5.  Plaintiffs Have Failed to Establish Any Harm to Any Specific Plaintiffs.

Without a Specific Injury, the Plaintiffs Lack Standing.

Thus, to have standing to bring this action, the plaintiffs necessarily must establish that they are classically aggrieved. In other words, they must demonstrate a specific, personal and legal interest in the subject matter of the controversy and that the defendants' conduct has specially and injuriously affected that specific personal or legal interest.
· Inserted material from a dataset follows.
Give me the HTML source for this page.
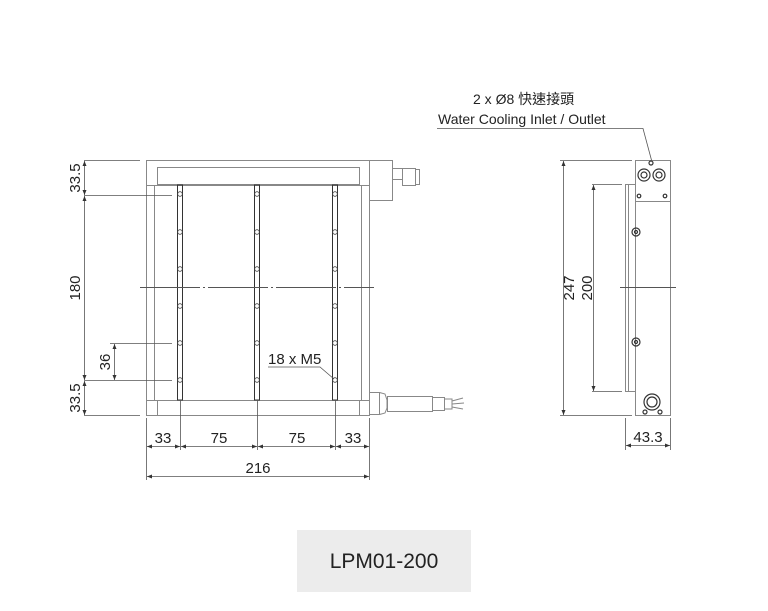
<!DOCTYPE html>
<html><head><meta charset="utf-8"><style>
html,body{margin:0;padding:0;background:#fff;}
svg{display:block;}
text{font-family:"Liberation Sans","Noto Sans CJK TC",sans-serif;fill:#222;}
</style></head><body>
<svg width="768" height="611" viewBox="0 0 768 611" xmlns="http://www.w3.org/2000/svg">
<defs>
<marker id="a" viewBox="0 0 10 10" refX="10" refY="5" markerWidth="7" markerHeight="5" orient="auto-start-reverse" markerUnits="userSpaceOnUse"><path d="M0,1 L10,5 L0,9z" fill="#333"/></marker>
</defs>
<g fill="none" stroke="#888" stroke-width="1">
<rect x="146.5" y="160.5" width="223" height="255"/>
<rect x="157.5" y="167.5" width="202" height="17"/>
<line x1="146" y1="185.5" x2="370" y2="185.5"/>
<line x1="146" y1="400.5" x2="370" y2="400.5"/>
<rect x="157.5" y="400.5" width="202" height="15"/>
<line x1="154.5" y1="185" x2="154.5" y2="400"/>
<line x1="361.5" y1="185" x2="361.5" y2="400"/>
<rect x="369.5" y="160.5" width="23" height="40"/>
<rect x="392.5" y="168.5" width="10" height="11"/>
<rect x="402.5" y="168.5" width="13" height="17"/>
<rect x="415.5" y="169.5" width="4" height="15"/>
<rect x="369.5" y="392.5" width="10" height="22"/>
<path d="M379.5 392.5 L385 394 L387 400 L387 408 L385 413 L379.5 414.5"/>
<rect x="387.5" y="396.5" width="45" height="15"/>
<rect x="432.5" y="397.5" width="12" height="13"/>
<path d="M445 399 L452 399 L452 409 L445 409 M452 401 L463 398 M452 404 L464 403 M452 407 L463 409"/>
</g>
<g stroke="#333" stroke-width="1" fill="none">
<rect x="177.5" y="185" width="5" height="215"/>
<rect x="254.5" y="185" width="5" height="215"/>
<rect x="332.5" y="185" width="5" height="215"/>
</g>
<g fill="#fff" stroke="#444" stroke-width="0.8">
<circle cx="180" cy="194" r="2.3"/><circle cx="180" cy="232" r="2.3"/><circle cx="180" cy="269" r="2.3"/><circle cx="180" cy="306" r="2.3"/><circle cx="180" cy="343" r="2.3"/><circle cx="180" cy="380" r="2.3"/>
<circle cx="257" cy="194" r="2.3"/><circle cx="257" cy="232" r="2.3"/><circle cx="257" cy="269" r="2.3"/><circle cx="257" cy="306" r="2.3"/><circle cx="257" cy="343" r="2.3"/><circle cx="257" cy="380" r="2.3"/>
<circle cx="335" cy="194" r="2.3"/><circle cx="335" cy="232" r="2.3"/><circle cx="335" cy="269" r="2.3"/><circle cx="335" cy="306" r="2.3"/><circle cx="335" cy="343" r="2.3"/><circle cx="335" cy="380" r="2.3"/>
</g>
<line x1="140" y1="287.5" x2="374" y2="287.5" stroke="#555" stroke-dasharray="60,3,2,3"/>
<g stroke="#555" stroke-width="0.8" fill="none">
<line x1="84" y1="160.5" x2="140" y2="160.5"/>
<line x1="84" y1="195.5" x2="172" y2="195.5"/>
<line x1="84" y1="380.5" x2="172" y2="380.5"/>
<line x1="84" y1="415.5" x2="140" y2="415.5"/>
<line x1="110" y1="343.5" x2="172" y2="343.5"/>
<line x1="84.5" y1="161" x2="84.5" y2="195" marker-start="url(#a)" marker-end="url(#a)"/>
<line x1="84.5" y1="196" x2="84.5" y2="380" marker-start="url(#a)" marker-end="url(#a)"/>
<line x1="84.5" y1="381" x2="84.5" y2="415" marker-start="url(#a)" marker-end="url(#a)"/>
<line x1="114.5" y1="344" x2="114.5" y2="380" marker-start="url(#a)" marker-end="url(#a)"/>
<line x1="146.5" y1="418" x2="146.5" y2="480"/>
<line x1="369.5" y1="418" x2="369.5" y2="480"/>
<line x1="180.5" y1="400" x2="180.5" y2="450"/>
<line x1="257.5" y1="400" x2="257.5" y2="450"/>
<line x1="335.5" y1="400" x2="335.5" y2="450"/>
<line x1="147" y1="446.5" x2="180" y2="446.5" marker-start="url(#a)" marker-end="url(#a)"/>
<line x1="181" y1="446.5" x2="257" y2="446.5" marker-start="url(#a)" marker-end="url(#a)"/>
<line x1="258" y1="446.5" x2="335" y2="446.5" marker-start="url(#a)" marker-end="url(#a)"/>
<line x1="336" y1="446.5" x2="369" y2="446.5" marker-start="url(#a)" marker-end="url(#a)"/>
<line x1="147" y1="476.5" x2="369" y2="476.5" marker-start="url(#a)" marker-end="url(#a)"/>
<path d="M268 367 L320 367 L334 379"/>
</g>
<g font-size="15">
<text transform="translate(80,178) rotate(-90)" text-anchor="middle">33.5</text>
<text transform="translate(80,288) rotate(-90)" text-anchor="middle">180</text>
<text transform="translate(110,362) rotate(-90)" text-anchor="middle">36</text>
<text transform="translate(80,398) rotate(-90)" text-anchor="middle">33.5</text>
<text x="163" y="443" text-anchor="middle">33</text>
<text x="219" y="443" text-anchor="middle">75</text>
<text x="297" y="443" text-anchor="middle">75</text>
<text x="353" y="443" text-anchor="middle">33</text>
<text x="258" y="473" text-anchor="middle">216</text>
<text x="268" y="364">18 x M5</text>
</g>
<g fill="none" stroke="#888" stroke-width="1">
<rect x="635.5" y="160.5" width="35" height="255"/>
<line x1="635" y1="201.5" x2="671" y2="201.5"/>
<path d="M635 184.5 L625.5 184.5 L625.5 391.5 L635 391.5"/>
<line x1="628.5" y1="185" x2="628.5" y2="391"/>
</g>
<g fill="none" stroke="#333" stroke-width="1.2">
<circle cx="644" cy="175" r="6"/><circle cx="644" cy="175" r="3"/>
<circle cx="659" cy="175" r="6"/><circle cx="659" cy="175" r="3"/>
<circle cx="651" cy="163" r="2"/>
<circle cx="639" cy="196" r="1.8"/><circle cx="665" cy="196" r="1.8"/>
<circle cx="636" cy="232" r="4"/><circle cx="636" cy="232" r="1.5"/>
<circle cx="636" cy="342" r="4"/><circle cx="636" cy="342" r="1.5"/>
<circle cx="652" cy="402" r="8"/><circle cx="652" cy="402" r="5"/>
<circle cx="645" cy="412" r="2"/><circle cx="660" cy="412" r="2"/>
</g>
<line x1="620" y1="287.5" x2="676" y2="287.5" stroke="#555"/>
<g stroke="#555" stroke-width="0.8" fill="none">
<line x1="560" y1="160.5" x2="632" y2="160.5"/>
<line x1="560" y1="415.5" x2="632" y2="415.5"/>
<line x1="563.5" y1="161" x2="563.5" y2="415" marker-start="url(#a)" marker-end="url(#a)"/>
<line x1="592" y1="184.5" x2="622" y2="184.5"/>
<line x1="592" y1="391.5" x2="622" y2="391.5"/>
<line x1="593.5" y1="185" x2="593.5" y2="391" marker-start="url(#a)" marker-end="url(#a)"/>
<line x1="625.5" y1="418" x2="625.5" y2="450"/>
<line x1="670.5" y1="418" x2="670.5" y2="450"/>
<line x1="626" y1="445.5" x2="670" y2="445.5" marker-start="url(#a)" marker-end="url(#a)"/>
<path d="M437 128.5 L643 128.5 L652 162"/>
</g>
<g font-size="15">
<text transform="translate(574,288) rotate(-90)" text-anchor="middle">247</text>
<text transform="translate(592,288) rotate(-90)" text-anchor="middle">200</text>
<text x="648" y="442" text-anchor="middle">43.3</text>
</g>
<g font-size="14">
<text x="473" y="104">2 x Ø8 快速接頭</text>
<text x="438" y="124">Water Cooling Inlet / Outlet</text>
</g>
<rect x="297" y="530" width="174" height="62" fill="#ececec"/>
<text x="384" y="568" font-size="21" text-anchor="middle" fill="#333">LPM01-200</text>
</svg>
</body></html>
Andross v. Town of W. Hartford, 285 Conn. 309, 324 (2008). Individual plaintiffs have put on no evidence, as the law requires, that any of them has been specially and injuriously affected in any way. "The determination of aggrievement presents a question of fact for the trial court and a plaintiff has the burden of proving that fact." Id. at 340 [citations omitted.] Because there is no evidence establishing standing for the individual plaintiffs, their claims must be dismissed. Id. citing Warth v. Seldin, 422 U.S. 490, 501-02 (1975). Plaintiffs' claims are akin to those of a personal injury claimant who asserts standing because he drove on a dangerous highway, but fails to show that he suffered any specific personal injury.